The deep religiosity of the entire community was apparent. When I spoke to the villagers about the possibility of repairing Thugchen and Jamba Lakhang, they all responded warmly. Even those youths whose leftist politics made them skeptical to outside intervention raised no voice of protest. “That will be dharma,” one elderly man said, and the others murmured in agreement.
* * *
The Chhoedhe Gomba was relatively new in comparison to Jamba and Thugchen Lakhang, particularly the recent additions to it, which included a festively ultra-modern hall called the Naya Gomba. The gomba was maintained by the sixty-odd monks of Lo Monthang, whose abbot was Khenpo Tashi Tenzing.

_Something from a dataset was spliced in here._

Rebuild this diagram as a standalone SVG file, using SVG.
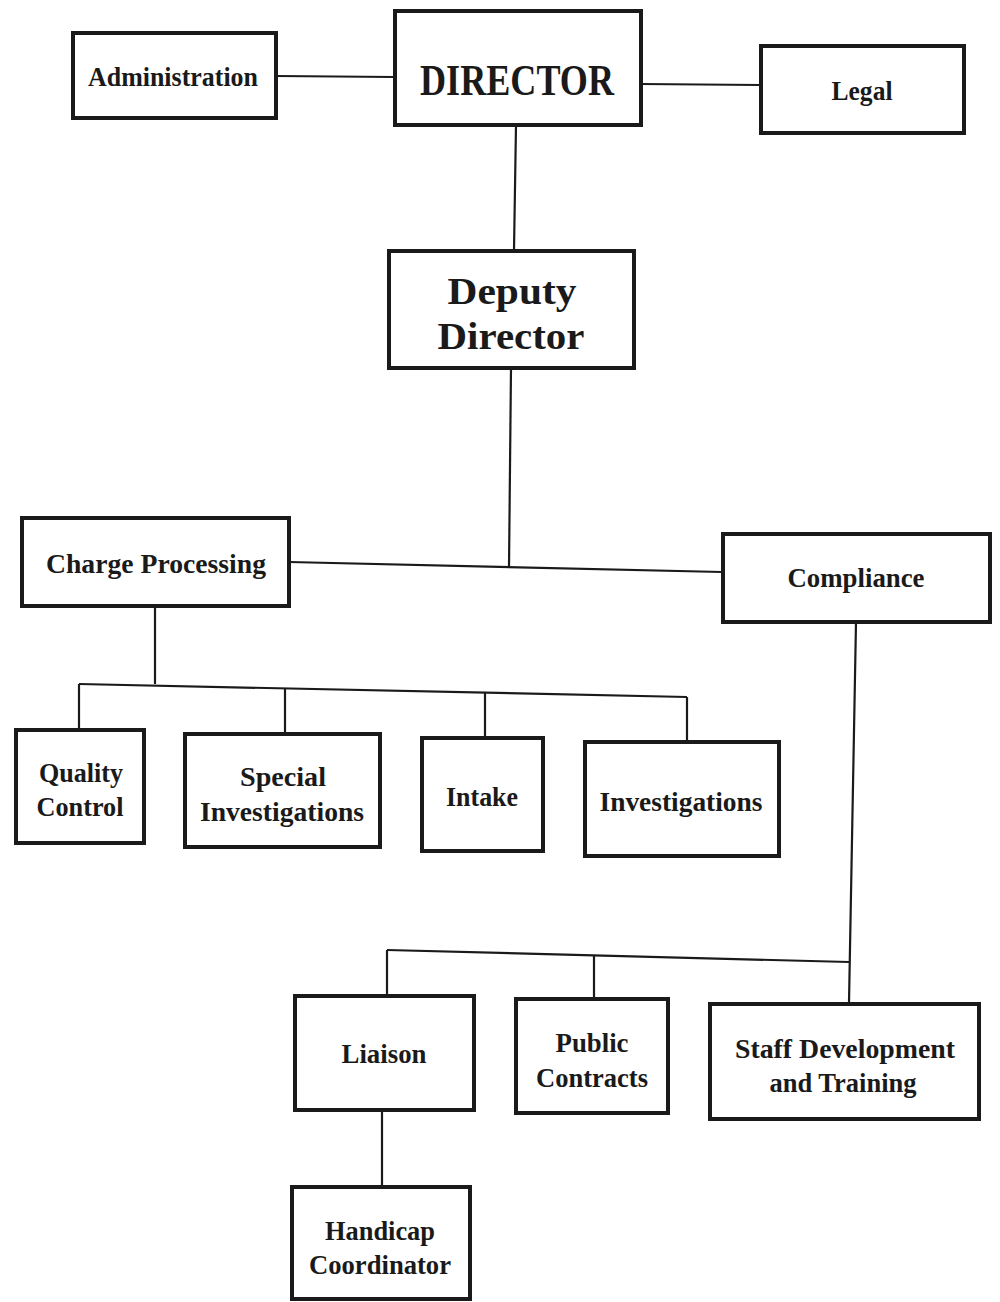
<svg xmlns="http://www.w3.org/2000/svg" width="1000" height="1302" viewBox="0 0 1000 1302">
<style>
.box{fill:#fff;stroke:#1a1a1a;stroke-width:4}
.ln{stroke:#1a1a1a;stroke-width:2.2;fill:none}
text{font-family:"Liberation Serif","DejaVu Serif",serif;font-weight:bold;fill:#1a1a1a;text-anchor:middle}
.t{font-size:27px}
.dd{font-size:37px}
.dir{font-size:44px}
</style>
<rect width="1000" height="1302" fill="#fff"/>
<g id="connectors">
<line class="ln" x1="276" y1="76" x2="394" y2="77"/>
<line class="ln" x1="641" y1="84" x2="760" y2="85"/>
<line class="ln" x1="516" y1="125" x2="514" y2="250"/>
<line class="ln" x1="511" y1="368" x2="509" y2="567"/>
<line class="ln" x1="289" y1="562" x2="722" y2="572"/>
<line class="ln" x1="155" y1="607" x2="155" y2="684"/>
<line class="ln" x1="79" y1="684" x2="687" y2="697"/>
<line class="ln" x1="79" y1="684" x2="79" y2="729"/>
<line class="ln" x1="285" y1="689" x2="285" y2="733"/>
<line class="ln" x1="485" y1="693" x2="485" y2="737"/>
<line class="ln" x1="687" y1="697" x2="687" y2="741"/>
<line class="ln" x1="856" y1="622" x2="849" y2="1003"/>
<line class="ln" x1="387" y1="950" x2="849" y2="962"/>
<line class="ln" x1="387" y1="950" x2="387" y2="995"/>
<line class="ln" x1="594" y1="955" x2="594" y2="998"/>
<line class="ln" x1="382" y1="1110" x2="382" y2="1186"/>
</g>
<g id="administration"><rect class="box" x="73" y="33" width="203" height="85"/><text class="t" x="173" y="86" textLength="170" lengthAdjust="spacingAndGlyphs">Administration</text></g>
<g id="director"><rect class="box" x="395" y="11" width="246" height="114"/><text class="dir" x="517" y="95" textLength="194" lengthAdjust="spacingAndGlyphs">DIRECTOR</text></g>
<g id="legal"><rect class="box" x="761" y="46" width="203" height="87"/><text class="t" x="862" y="100" textLength="61" lengthAdjust="spacingAndGlyphs">Legal</text></g>
<g id="deputy"><rect class="box" x="389" y="251" width="245" height="117"/><text class="dd" x="512" y="304" textLength="129" lengthAdjust="spacingAndGlyphs">Deputy</text><text class="dd" x="511" y="349" textLength="147" lengthAdjust="spacingAndGlyphs">Director</text></g>
<g id="charge"><rect class="box" x="22" y="518" width="267" height="88"/><text class="t" x="156" y="573" textLength="220" lengthAdjust="spacingAndGlyphs">Charge Processing</text></g>
<g id="compliance"><rect class="box" x="723" y="534" width="267" height="88"/><text class="t" x="856" y="587" textLength="137" lengthAdjust="spacingAndGlyphs">Compliance</text></g>
<g id="quality"><rect class="box" x="16" y="730" width="128" height="113"/><text class="t" x="81" y="782" textLength="84" lengthAdjust="spacingAndGlyphs">Quality</text><text class="t" x="80" y="816" textLength="87" lengthAdjust="spacingAndGlyphs">Control</text></g>
<g id="special"><rect class="box" x="185" y="734" width="195" height="113"/><text class="t" x="283" y="786" textLength="86" lengthAdjust="spacingAndGlyphs">Special</text><text class="t" x="282" y="821" textLength="164" lengthAdjust="spacingAndGlyphs">Investigations</text></g>
<g id="intake"><rect class="box" x="422" y="738" width="121" height="113"/><text class="t" x="482" y="806" textLength="72" lengthAdjust="spacingAndGlyphs">Intake</text></g>
<g id="investigations"><rect class="box" x="585" y="742" width="194" height="114"/><text class="t" x="681" y="811" textLength="163" lengthAdjust="spacingAndGlyphs">Investigations</text></g>
<g id="liaison"><rect class="box" x="295" y="996" width="179" height="114"/><text class="t" x="384" y="1063" textLength="85" lengthAdjust="spacingAndGlyphs">Liaison</text></g>
<g id="public"><rect class="box" x="516" y="999" width="152" height="114"/><text class="t" x="592" y="1052" textLength="73" lengthAdjust="spacingAndGlyphs">Public</text><text class="t" x="592" y="1087" textLength="112" lengthAdjust="spacingAndGlyphs">Contracts</text></g>
<g id="staff"><rect class="box" x="710" y="1004" width="269" height="115"/><text class="t" x="845" y="1058" textLength="220" lengthAdjust="spacingAndGlyphs">Staff Development</text><text class="t" x="843" y="1092" textLength="147" lengthAdjust="spacingAndGlyphs">and Training</text></g>
<g id="handicap"><rect class="box" x="292" y="1187" width="178" height="112"/><text class="t" x="380" y="1240" textLength="110" lengthAdjust="spacingAndGlyphs">Handicap</text><text class="t" x="380" y="1274" textLength="142" lengthAdjust="spacingAndGlyphs">Coordinator</text></g>
</svg>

I went to see it on a whim while Bikas surveyed a possible site for a powerhouse. Some young monks showed me the new section of the gomba, which consisted of a breezy, well-lit hall with glass windows on the roof, machine-cut wood planks on the floor, and identical photocopy reproductions of the Buddha plastered all over the walls. At the altar, there were two paintings of terrible, dancing Herukas whose bodies flailed about and whose mouths twisted into hideous grins. One of these paintings was ancient and crumbling, with lush, deep colors. The other was a newer replica with bright, flat colors. A young monk pointed out his own broad, acrylic-paint strokes on the newer painting. “I also added these pictures of God,” he said, and his face lit up with the pride of accomplishment. He pointed at two photocopies of the Buddha which were glued to the bottom of the painting.
The old section of the Chhoedhe Gomba remained intact, except for a few cracks in the richly colored wall paintings. Beyond the gomba, along the northwest corner of the walled city, were the monks’ living quarters: handcrafted adobe huts with one room each, which the monks wanted to level and replace with an L-shaped structure, “like school buildings in the south.”